In April 2015, the company announced a partnership with DBS Bank, providing Manulife exclusive access to DBS customers in Singapore, Hong Kong, mainland China and Indonesia in exchange for an initial payment of US$1.2 billion.

In June 2015, Manulife-Sinochem became the first foreign invested joint-venture life insurance company in China authorized to sell mutual funds.

In April 2016, Manulife became the first Canadian insurance company to offer life insurance to people who are HIV-positive, insuring people who have tested HIV-positive, who are between the ages of 30 and 65, and meet certain other criteria for life insurance policies that would pay up to $2 million upon death.

In May 2016, Manulife US real estate investment trust became a public company via an initial public offering on the Singapore Exchange.

In April 2020, Manulife bought 49% of then privately held Mahindra AMC of India and renamed the JV Mahindra Manulife Investment Management Company.

== Governance ==

=== President ===
Manulife has had 14 presidents. Members of Toronto's Gooderham family have run the company for a combined 47 years of its history.

1. Sir John A. Macdonald, 1887–1891
2. George Gooderham, 1891–1901
3. Sir George William Ross, 1901–1914
4. William George Gooderham, 1914–1935
5. Melville Ross Gooderham, 1935–1951
6. James Hector Lithgow, 1951–1956
7. George Llewellyn Holmes, 1956–1963
8. Alfred Thomas Seedhouse, 1963–1972
9. Edwin Sydney Jackson, 1972–1985
10. Thomas Anthony Di Giacomo, 1985–1993
11. Dominic D'Alessandro, 1994–2009
12. Donald A. Guloien, 2009–2017
13. Roy Gori, 2017–2025
14. Philip James Witherington, 2025–present

=== Chairman of the Board ===
The office of chairman of the board was created 1 January 1956 for outgoing president J. H. Lithgow. The first five chairmen had served previously as president. Since 1994, the chairman has been a non-executive post held by an independent director.

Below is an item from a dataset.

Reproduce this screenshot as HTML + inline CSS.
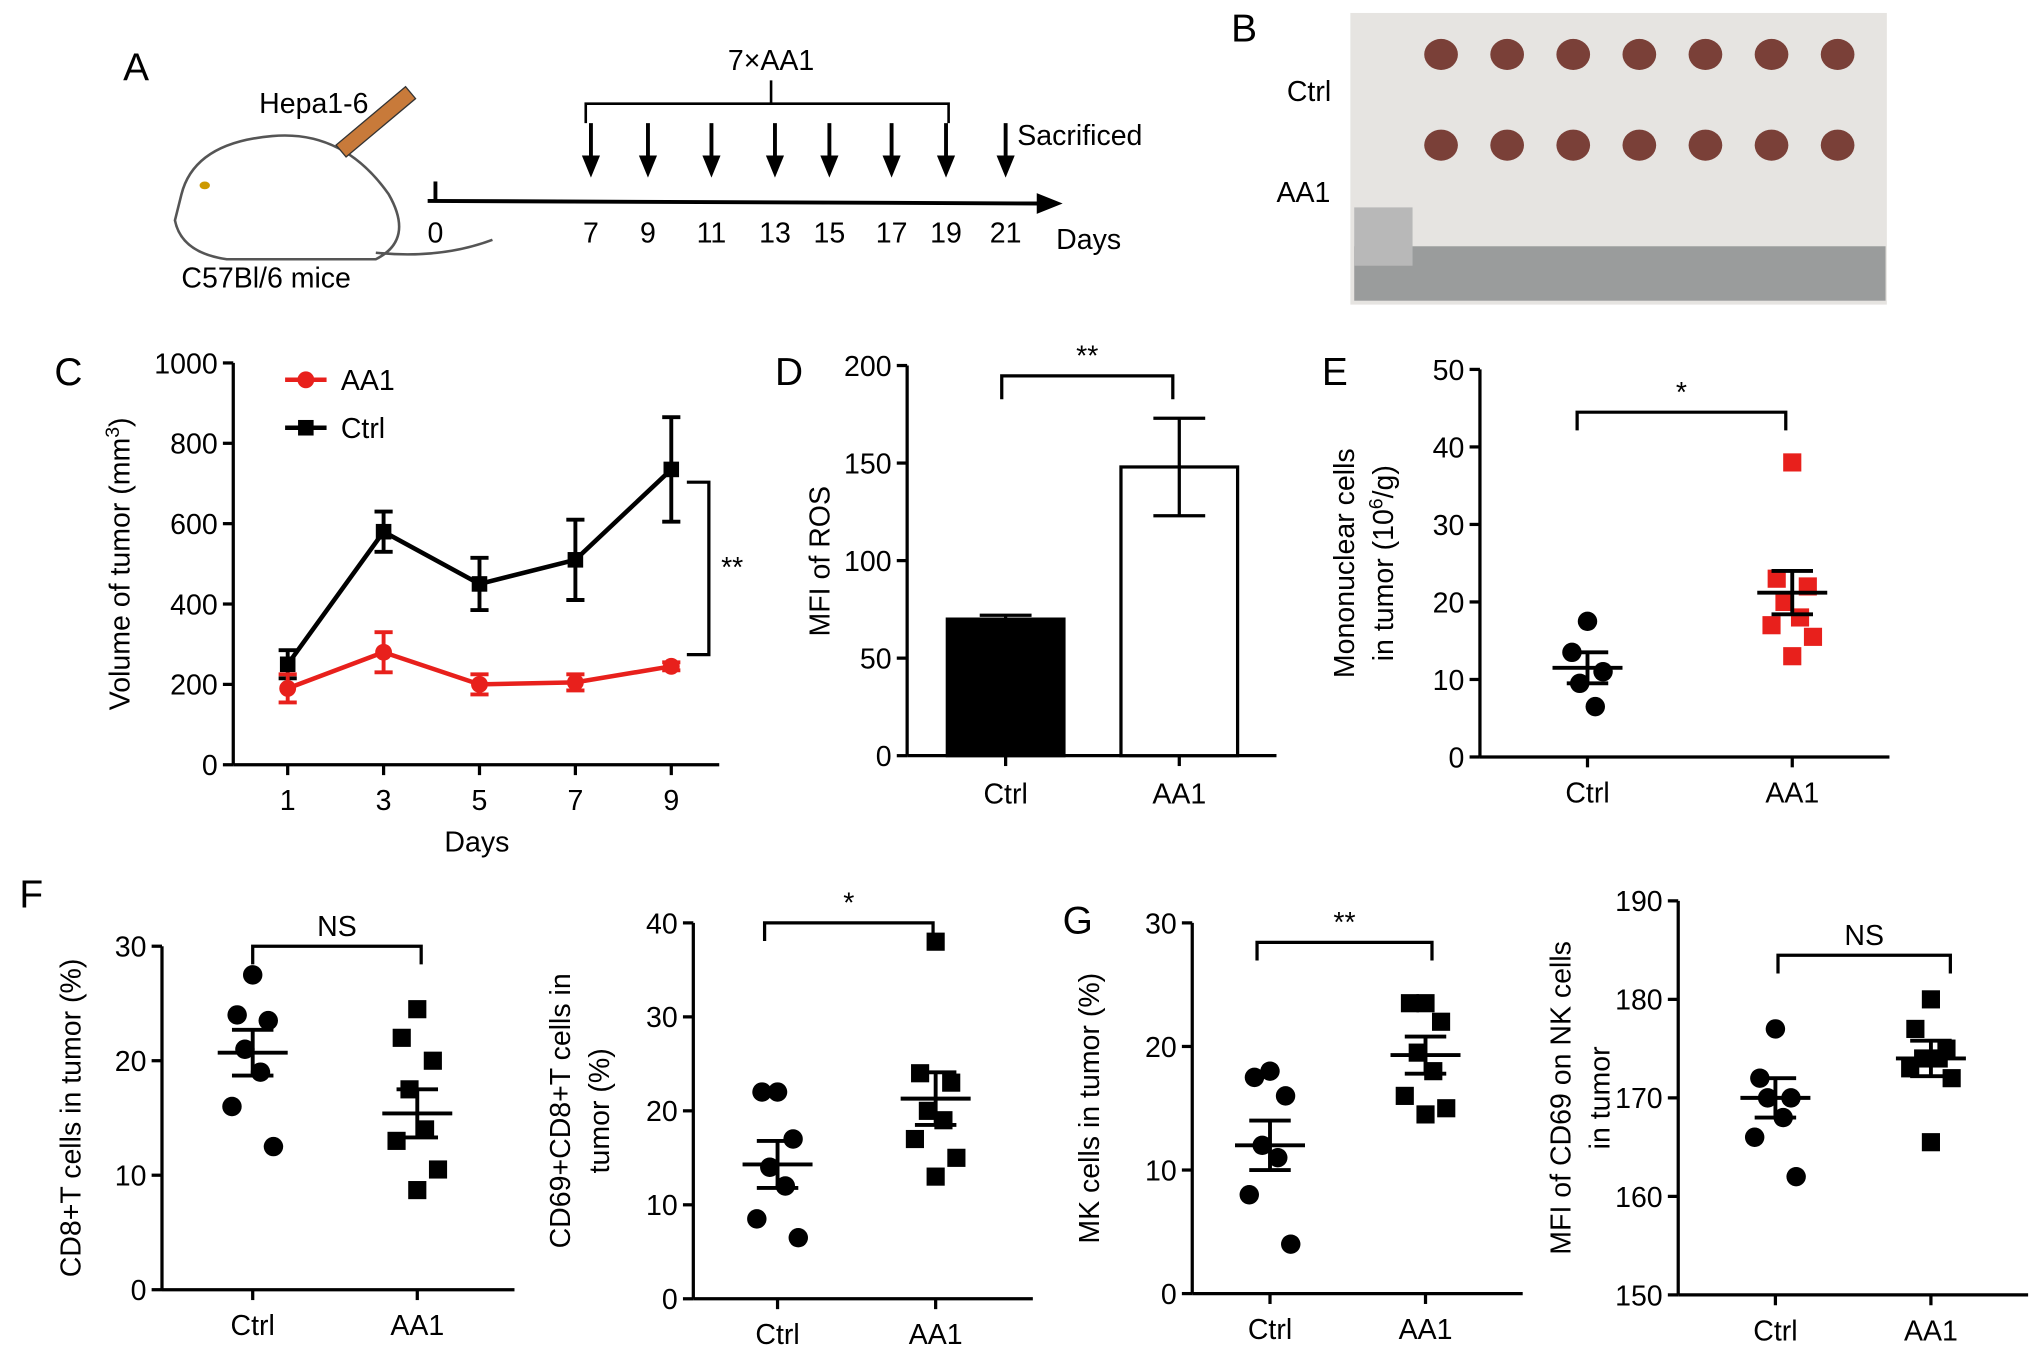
<!DOCTYPE html>
<html><head><meta charset="utf-8"><style>
html,body{margin:0;padding:0;background:#fff}
svg{display:block;font-family:"Liberation Sans",Arial,sans-serif}
</style></head><body>
<svg id="s" width="2032" height="1361" viewBox="0 0 1568 1050" preserveAspectRatio="none">
<!-- Panel A -->
<g font-size="22">
<text x="95" y="62" font-size="30">A</text>
<path d="M140,150 Q150,110 210,105 Q265,100 300,150 Q320,185 290,200 L175,200 Q140,195 135,170 Z" fill="none" stroke="#555" stroke-width="2"/>
<path d="M290,195 Q340,200 380,185" fill="none" stroke="#555" stroke-width="2"/>
<ellipse cx="158" cy="143" rx="4" ry="3" fill="#c90"/>
<rect x="255" y="88" width="70" height="12" fill="#c87a3a" stroke="#333" transform="rotate(-40 290 94)"/>
<text x="200" y="87">Hepa1-6</text>
<text x="140" y="222">C57Bl/6 mice</text>
<line x1="330" y1="155" x2="805" y2="157" stroke="#000" stroke-width="3"/>
<polygon points="800,149 820,157 800,165" fill="#000"/>
<line x1="336" y1="140" x2="336" y2="155" stroke="#000" stroke-width="3"/>
<path d="M452,95 V80 H732 V95 M595,80 V62" fill="none" stroke="#000" stroke-width="2"/>
<text x="595" y="54" text-anchor="middle">7×AA1</text>
<text x="785" y="112">Sacrificed</text>
<text x="815" y="192">Days</text>
<g id="tl"></g>
</g>
<!-- Panel B -->
<g font-size="22">
<text x="950" y="32" font-size="30">B</text>
<rect x="1042" y="10" width="414" height="225" fill="#e6e4e1"/>
<rect x="1045" y="190" width="410" height="42" fill="#9a9c9c"/>
<rect x="1045" y="160" width="45" height="45" fill="#b8b8b8"/>
<text x="993" y="78">Ctrl</text>
<text x="985" y="156">AA1</text>
<g id="tumors"></g>
</g>
<g id="charts"></g>
</svg>
<script>
const NS="http://www.w3.org/2000/svg";
function mk(p,t,a){const e=document.createElementNS(NS,t);for(const k in a)e.setAttribute(k,a[k]);p.appendChild(e);return e;}
function tx(p,x,y,s,a){const e=mk(p,'text',Object.assign({x:x,y:y},a||{}));e.textContent=s;return e;}
// timeline
const tlDays=[0,7,9,11,13,15,17,19,21];
const tlX=[336,456,500,549,598,640,688,730,776];
const tl=document.getElementById('tl');
tlDays.forEach((d,i)=>{const t=tx(tl,tlX[i],187,String(d),{'text-anchor':'middle'});


if(d>=7){mk(tl,'line',{x1:tlX[i],y1:95,x2:tlX[i],y2:122,stroke:'#000','stroke-width':3});
mk(tl,'polygon',{points:`${tlX[i]-7},120 ${tlX[i]+7},120 ${tlX[i]},137`,fill:'#000'});}});
const tm=document.getElementById('tumors');
for(let r=0;r<2;r++)for(let i=0;i<7;i++){const e=mk(tm,'ellipse',{cx:1112+i*51,cy:42+r*70,rx:13,ry:12,fill:'#7a4038'});

}

const ch=document.getElementById('charts');
// ---------- Panel C data ----------
const cDays=[1,3,5,7,9];
const cCtrl=[250,580,450,510,735];
const cCtrlErr=[35,50,65,100,130];
const cAA1=[190,280,200,205,245];
const cAA1Err=[35,50,25,20,10];
const cTicks=[0,200,400,600,800,1000];
// ---------- Panel D data ----------
const dCats=['Ctrl','AA1'];
const dVals=[70,148];
const dErr=[2,25];
const dTicks=[0,50,100,150,200];
// ---------- scatter data ----------
const eCtrl=[17.5,13.5,11,9.5,6.5];
const eAA1=[38,23,22,20,18,17,15.5,13];
const eStats=[[11.5,2],[21.2,2.8]];
const f1Ctrl=[27.5,24,23.5,21,19,16,12.5];
const f1AA1=[24.5,22,20,17.5,14,13,10.5,8.7];
const f1Stats=[[20.7,2],[15.4,2.1]];
const f2Ctrl=[22,22,17,14,12,8.5,6.5];
const f2AA1=[38,24,23,20,19,17,15,13];
const f2Stats=[[14.3,2.5],[21.3,2.8]];
const g1Ctrl=[18,17.5,16,12,11,8,4];
const g1AA1=[23.5,23.5,22,19.5,18,16,15,14.5];
const g1Stats=[[12,2],[19.3,1.5]];
const g2Ctrl=[177,172,170,170,168,166,162];
const g2AA1=[180,177,175,174,174,173,172,165.5];
const g2Stats=[[170,2],[174,1.8]];

function axisY(g,x,y0,y1,ticks,lo,hi){
  const sc=v=>y0-(v-lo)/(hi-lo)*(y0-y1);
  mk(g,'line',{x1:x,y1:y0,x2:x,y2:y1,stroke:'#000','stroke-width':2.5});
  ticks.forEach(t=>{mk(g,'line',{x1:x-8,y1:sc(t),x2:x,y2:sc(t),stroke:'#000','stroke-width':2.5});
   const l=tx(g,x-12,sc(t)+8,String(t),{'text-anchor':'end','font-size':22});
   
   });
  return sc;
}
function ylab(g,x,cy,lines){lines.forEach((s,i)=>{const t=tx(g,x+i*30,cy,'',{'text-anchor':'middle','font-size':22,transform:`rotate(-90 ${x+i*30} ${cy})`});t.innerHTML=s;
 
 });}
function bracket(g,x1,x2,y,h,s){mk(g,'path',{d:`M${x1},${y+h} V${y} H${x2} V${y+h}`,fill:'none',stroke:'#000','stroke-width':2.5});
 const t=tx(g,(x1+x2)/2,y-8,s,{'text-anchor':'middle','font-size':22});
 
 }
function panelLabel(s,x,y){const t=tx(ch,x,y,s,{'font-size':30});
 
 }
function spread(n,i){const o=[0,-12,12,-6,6,-16,16,0];return o[i%o.length];}

// Panel C
(function(){const g=mk(ch,'g',{});


panelLabel('C',42,297);
const sy=axisY(g,180,590,280,cTicks,0,1000);
const sx=d=>222+(d-1)*(518-222)/8;
mk(g,'line',{x1:180,y1:590,x2:555,y2:590,stroke:'#000','stroke-width':2.5});
cDays.forEach(d=>{mk(g,'line',{x1:sx(d),y1:590,x2:sx(d),y2:598,stroke:'#000','stroke-width':2.5});
 const t=tx(g,sx(d),625,String(d),{'text-anchor':'middle','font-size':22});});
const xt=tx(g,368,657,'Days',{'text-anchor':'middle','font-size':22});
ylab(g,100,435,['Volume of tumor (mm<tspan dy="-8" font-size="15">3</tspan><tspan dy="8">)</tspan>']);
[[cCtrl,cCtrlErr,'#000','sq','ctrl'],[cAA1,cAA1Err,'#e8201c','ci','aa1']].forEach(([v,e,c,m,n])=>{
 const pts=cDays.map((d,i)=>sx(d)+','+sy(v[i])).join(' ');
 const pl=mk(g,'polyline',{points:pts,fill:'none',stroke:c,'stroke-width':3.5});
 
 
 cDays.forEach((d,i)=>{const x=sx(d);mk(g,'path',{d:`M${x},${sy(v[i]-e[i])} V${sy(v[i]+e[i])} M${x-7},${sy(v[i]-e[i])} h14 M${x-7},${sy(v[i]+e[i])} h14`,stroke:c,'stroke-width':3});
  const p=m=='sq'?mk(g,'rect',{x:x-6,y:sy(v[i])-6,width:12,height:12,fill:c}):mk(g,'circle',{cx:x,cy:sy(v[i]),r:6.5,fill:c});
  
  });});
[['AA1','#e8201c',293,'ci'],['Ctrl','#000',330,'sq']].forEach(([s,c,y,m])=>{
 mk(g,'line',{x1:220,y1:y,x2:252,y2:y,stroke:c,'stroke-width':3.5});
 if(m=='sq')mk(g,'rect',{x:230,y:y-6,width:12,height:12,fill:c});else mk(g,'circle',{cx:236,cy:y,r:6.5,fill:c});
 const t=tx(g,263,y+8,s,{'font-size':22});});
mk(g,'path',{d:'M530,372 H547 V505 H530',fill:'none',stroke:'#000','stroke-width':2.5});
const st=tx(g,565,445,'**',{'text-anchor':'middle','font-size':22});
})();

// Panel D
(function(){const g=mk(ch,'g',{});


panelLabel('D',598,297);
const sy=axisY(g,700,583,282,dTicks,0,200);
mk(g,'line',{x1:700,y1:583,x2:985,y2:583,stroke:'#000','stroke-width':2.5});
const cx=[776,910];
dCats.forEach((c,i)=>{const x=cx[i];
 const b=mk(g,'rect',{x:x-45,y:sy(dVals[i]),width:90,height:583-sy(dVals[i]),fill:i?'#fff':'#000',stroke:'#000','stroke-width':2.5});
 
 
 mk(g,'path',{d:`M${x},${sy(dVals[i]-dErr[i])} V${sy(dVals[i]+dErr[i])} M${x-20},${sy(dVals[i]+dErr[i])} h40 ${i?`M${x-20},${sy(dVals[i]-dErr[i])} h40`:''}`,stroke:'#000','stroke-width':2.5,fill:'none'});
 mk(g,'line',{x1:x,y1:583,x2:x,y2:591,stroke:'#000','stroke-width':2.5});
 const t=tx(g,x,620,c,{'text-anchor':'middle','font-size':22});});
ylab(g,640,433,['MFI of ROS']);
bracket(g,773,905,290,18,'**');
})();

function scatter(name,ax,y0,y1,ticks,lo,hi,cx,ctrl,aa1,stats,aaColor,aaShape,br,sig,ylines,ylx){
 const g=mk(ch,'g',{});
 
 
 const sy=axisY(g,ax,y0,y1,ticks,lo,hi);
 mk(g,'line',{x1:ax,y1:y0,x2:cx[1]+75,y2:y0,stroke:'#000','stroke-width':2.5});
 ['Ctrl','AA1'].forEach((c,i)=>{mk(g,'line',{x1:cx[i],y1:y0,x2:cx[i],y2:y0+8,stroke:'#000','stroke-width':2.5});
  const t=tx(g,cx[i],y0+35,c,{'text-anchor':'middle','font-size':22});});
 [ctrl,aa1].forEach((arr,gi)=>{const col=gi?aaColor:'#000';
  arr.forEach((v,i)=>{const x=cx[gi]+spread(arr.length,i);
   const p=(gi&&aaShape=='sq')?mk(g,'rect',{x:x-7,y:sy(v)-7,width:14,height:14,fill:col}):mk(g,'circle',{cx:x,cy:sy(v),r:7.5,fill:col});
   
   });
  const m=stats[gi][0],e=stats[gi][1],x=cx[gi];
  mk(g,'path',{d:`M${x-27},${sy(m)} h54 M${x},${sy(m-e)} V${sy(m+e)} M${x-16},${sy(m-e)} h32 M${x-16},${sy(m+e)} h32`,stroke:'#000','stroke-width':3,fill:'none'});});
 bracket(g,br[0],br[1],br[2],14,sig);
 ylab(g,ylx,(y0+y1)/2,ylines);
}
panelLabel('E',1020,297);
scatter('panel-e-scatter',1142,584,285,[0,10,20,30,40,50],0,50,[1225,1383],eCtrl,eAA1,eStats,'#e8201c','sq',[1217,1378,318],'*',['Mononuclear cells','in tumor (10<tspan dy="-8" font-size="15">6</tspan><tspan dy="8">/g)</tspan>'],1045);
panelLabel('F',15,700);
scatter('panel-f-cd8-scatter',125,995,730,[0,10,20,30],0,30,[195,322],f1Ctrl,f1AA1,f1Stats,'#000','sq',[195,325,730],'NS',['CD8+T cells in tumor (%)'],62);
scatter('panel-f-cd69-scatter',535,1002,712,[0,10,20,30,40],0,40,[600,722],f2Ctrl,f2AA1,f2Stats,'#000','sq',[590,720,712],'*',['CD69+CD8+T cells in','tumor (%)'],440);
panelLabel('G',820,720);
scatter('panel-g-nk-scatter',920,998,712,[0,10,20,30],0,30,[980,1100],g1Ctrl,g1AA1,g1Stats,'#000','sq',[970,1105,727],'**',['MK cells in tumor (%)'],848);
scatter('panel-g-mfi-scatter',1295,999,695,[150,160,170,180,190],150,190,[1370,1490],g2Ctrl,g2AA1,g2Stats,'#000','sq',[1372,1505,737],'NS',['MFI of CD69 on NK cells','in tumor'],1212);
</script>
</body></html>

1. James Hector Lithgow, 1956–1959
2. George Llewellyn Holmes, 1964–1971
3. Alfred Thomas Seedhouse, 1972–1978
4. Edwin Sydney Jackson, 1985–1990
5. Thomas Anthony Di Giacomo, 1990–1993
6. William R. C. Blundell, 1994–1998
7. Arthur R. Sawchuk, 1998–2008
8. Gail Cook-Bennett, 2008–2013
9. Richard B. DeWolfe, 2013–2018
10. John M. Cassaday, 2018–2023
11. Donald R. Lindsay, 2023–

== Controversies ==

=== Failure to disclose information on suspicious transactions (2017) ===
Manulife paid the $1.15 million penalty levied on its bank subsidiary for failing to disclose information on suspicious transactions. The Financial Transactions and Reports Analysis Centre of Canada (FINTRAC) imposed the penalty on Manulife Bank of Canada, alleging that the bank failed to file a suspicious transaction report, which was designed under the Proceeds of Crime (Money laundering) and Terrorist Financing Act to detect criminal activity.

=== Data privacy issues (2023) ===
In an interview with Go Public, a Manulife insider claimed there were major privacy issues within the company's Canadian banking division that have potentially put thousands of customers at risk.

According to that insider, whose identity wasn't revealed, customers' bank account information and other personal details – millions of names, addresses, account details, social insurance and credit card numbers, birth dates and transactions among other things – could be widely seen in a database with few privacy protections in place – accessed by more than 100 employees and shared with an unknown number of others. Go Public has also obtained an internal Manulife report written in the spring of 2021 that mirrors the insider's concerns. It documents data and privacy issues with that database, which at that point had existed for almost a decade.